Using signed variables is consistent with general best practices but requires addressing three issues:

  1. Choosing the signed type
  2. Getting the length as a signed value
  3. Converting the signed variable to an unsigned index

Choosing the signed type:

Use int for smaller arrays, std::ptrdiff_t for very large arrays, or define your own alias:

using Index = std::ptrdiff_t;

for (Index idx{ 0 }; idx < static_cast<Index>(vec.size()); ++idx)
    std::cout << vec[idx] << ' ';

In C++23, use the Z suffix for signed size literals:

for (auto idx{ 0Z }; idx < static_cast<std::ptrdiff_t>(vec.size()); ++idx)
    // ...

Getting signed length:

Pre-C++20, cast the result:

auto length{ static_cast<int>(vec.size()) };
for (auto idx{ 0 }; idx < length; ++idx)
    std::cout << vec[idx] << ' ';

C++20 provides std::ssize():

for (auto idx{ 0 }; idx < std::ssize(vec); ++idx)
    std::cout << vec[idx] << ' ';

Converting to unsigned for indexing:

Option A: Static cast at each use:

std::cout << vec[static_cast<std::size_t>(idx)] << ' ';

Option B: Use a short helper function:

template <typename T>
constexpr std::size_t toUZ(T value)
{
    static_assert(std::is_integral<T>() || std::is_enum<T>());
    return static_cast<std::size_t>(value);
}

// Usage:
std::cout << vec[toUZ(idx)] << ' ';

Option C: Index the underlying C-style array:

std::cout << vec.data()[idx] << ' ';

C-style arrays accept both signed and unsigned indices, avoiding conversion issues entirely.

Option 4: Index the underlying C-style array (recommended)

This combines signed loop variables with C-style array indexing:

int main()
{
    std::vector data { 100, 200, 300 };

    auto length{ static_cast<int>(data.size()) };
    for (auto idx{ 0 }; idx < length; ++idx)
        std::cout << data.data()[idx] << ' ';

    return 0;
}

Benefits:

  • Signed loop variables (consistent with best practices)
  • No custom types or aliases needed
  • Minimal readability impact from data()
  • No performance penalty in optimized code

Option 5: Avoid indexing altogether (best practice)

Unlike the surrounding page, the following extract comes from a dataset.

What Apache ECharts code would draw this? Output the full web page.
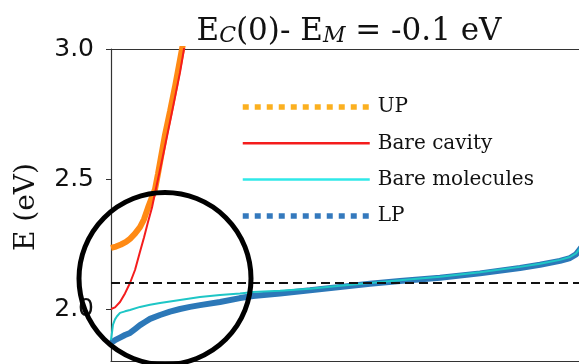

The cleanest solution: don't use indices at all. Range-based for loops and iterators provide index-free traversal:

#include <iostream>
#include <vector>

int main()
{
    std::vector data { 100, 200, 300 };

    for (const auto& value : data)  // Range-based for loop
        std::cout << value << ' ';

    return 0;
}

No indices means no signed/unsigned problems!

Best practice: Avoid array indexing with integral values whenever possible. Use range-based for loops or iterators instead.